> **Set task**:
Below is a listing; reproduce each line of it exactly.

> **Dataset excerpt**:
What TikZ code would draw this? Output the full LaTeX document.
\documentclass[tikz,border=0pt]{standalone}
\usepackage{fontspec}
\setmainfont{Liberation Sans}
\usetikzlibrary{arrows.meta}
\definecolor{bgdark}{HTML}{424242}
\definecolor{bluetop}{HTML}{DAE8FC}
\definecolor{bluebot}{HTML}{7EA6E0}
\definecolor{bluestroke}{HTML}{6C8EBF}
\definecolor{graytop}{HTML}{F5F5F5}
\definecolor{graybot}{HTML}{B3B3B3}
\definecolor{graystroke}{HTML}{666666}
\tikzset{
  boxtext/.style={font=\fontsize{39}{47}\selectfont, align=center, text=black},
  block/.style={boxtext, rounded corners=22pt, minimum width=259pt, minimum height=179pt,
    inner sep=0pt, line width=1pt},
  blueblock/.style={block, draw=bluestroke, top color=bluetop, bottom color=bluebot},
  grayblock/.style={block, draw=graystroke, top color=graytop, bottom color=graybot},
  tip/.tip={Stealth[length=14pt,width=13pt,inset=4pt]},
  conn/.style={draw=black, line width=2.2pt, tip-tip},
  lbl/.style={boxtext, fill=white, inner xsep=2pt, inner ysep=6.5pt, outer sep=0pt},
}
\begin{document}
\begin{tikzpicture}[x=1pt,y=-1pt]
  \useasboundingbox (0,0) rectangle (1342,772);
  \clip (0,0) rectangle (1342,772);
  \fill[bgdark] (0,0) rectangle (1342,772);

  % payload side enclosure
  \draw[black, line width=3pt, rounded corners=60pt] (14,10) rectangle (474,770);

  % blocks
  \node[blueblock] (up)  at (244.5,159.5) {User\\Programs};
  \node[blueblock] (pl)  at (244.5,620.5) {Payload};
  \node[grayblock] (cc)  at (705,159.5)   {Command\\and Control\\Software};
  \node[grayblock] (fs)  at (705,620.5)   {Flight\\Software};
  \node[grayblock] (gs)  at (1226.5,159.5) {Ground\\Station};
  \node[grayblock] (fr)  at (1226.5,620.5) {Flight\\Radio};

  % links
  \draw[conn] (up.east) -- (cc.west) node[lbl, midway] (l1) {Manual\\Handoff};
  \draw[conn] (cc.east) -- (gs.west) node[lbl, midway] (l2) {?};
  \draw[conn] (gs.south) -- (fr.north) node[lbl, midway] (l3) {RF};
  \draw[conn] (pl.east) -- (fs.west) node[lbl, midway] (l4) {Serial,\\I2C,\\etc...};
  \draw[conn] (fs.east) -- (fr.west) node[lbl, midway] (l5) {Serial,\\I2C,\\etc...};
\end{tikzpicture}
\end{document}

> **The solution**:
What TikZ code would draw this? Output the full LaTeX document.
\documentclass[tikz,border=0pt]{standalone}
\usepackage{fontspec}
\setmainfont{Liberation Sans}
\usetikzlibrary{arrows.meta}
\definecolor{bgdark}{HTML}{424242}
\definecolor{bluetop}{HTML}{DAE8FC}
\definecolor{bluebot}{HTML}{7EA6E0}
\definecolor{bluestroke}{HTML}{6C8EBF}
\definecolor{graytop}{HTML}{F5F5F5}
\definecolor{graybot}{HTML}{B3B3B3}
\definecolor{graystroke}{HTML}{666666}
\tikzset{
  boxtext/.style={font=\fontsize{39}{47}\selectfont, align=center, text=black},
  block/.style={boxtext, rounded corners=22pt, minimum width=259pt, minimum height=179pt,
    inner sep=0pt, line width=1pt},
  blueblock/.style={block, draw=bluestroke, top color=bluetop, bottom color=bluebot},
  grayblock/.style={block, draw=graystroke, top color=graytop, bottom color=graybot},
  tip/.tip={Stealth[length=14pt,width=13pt,inset=4pt]},
  conn/.style={draw=black, line width=2.2pt, tip-tip},
  lbl/.style={boxtext, fill=white, inner xsep=2pt, inner ysep=6.5pt, outer sep=0pt},
}
\begin{document}
\begin{tikzpicture}[x=1pt,y=-1pt]
  \useasboundingbox (0,0) rectangle (1342,772);
  \clip (0,0) rectangle (1342,772);
  \fill[bgdark] (0,0) rectangle (1342,772);

  % payload side enclosure
  \draw[black, line width=3pt, rounded corners=60pt] (14,10) rectangle (474,770);

  % blocks
  \node[blueblock] (up)  at (244.5,159.5) {User\\Programs};
  \node[blueblock] (pl)  at (244.5,620.5) {Payload};
  \node[grayblock] (cc)  at (705,159.5)   {Command\\and Control\\Software};
  \node[grayblock] (fs)  at (705,620.5)   {Flight\\Software};
  \node[grayblock] (gs)  at (1226.5,159.5) {Ground\\Station};
  \node[grayblock] (fr)  at (1226.5,620.5) {Flight\\Radio};

  % links
  \draw[conn] (up.east) -- (cc.west) node[lbl, midway] (l1) {Manual\\Handoff};
  \draw[conn] (cc.east) -- (gs.west) node[lbl, midway] (l2) {?};
  \draw[conn] (gs.south) -- (fr.north) node[lbl, midway] (l3) {RF};
  \draw[conn] (pl.east) -- (fs.west) node[lbl, midway] (l4) {Serial,\\I2C,\\etc...};
  \draw[conn] (fs.east) -- (fr.west) node[lbl, midway] (l5) {Serial,\\I2C,\\etc...};
\end{tikzpicture}
\end{document}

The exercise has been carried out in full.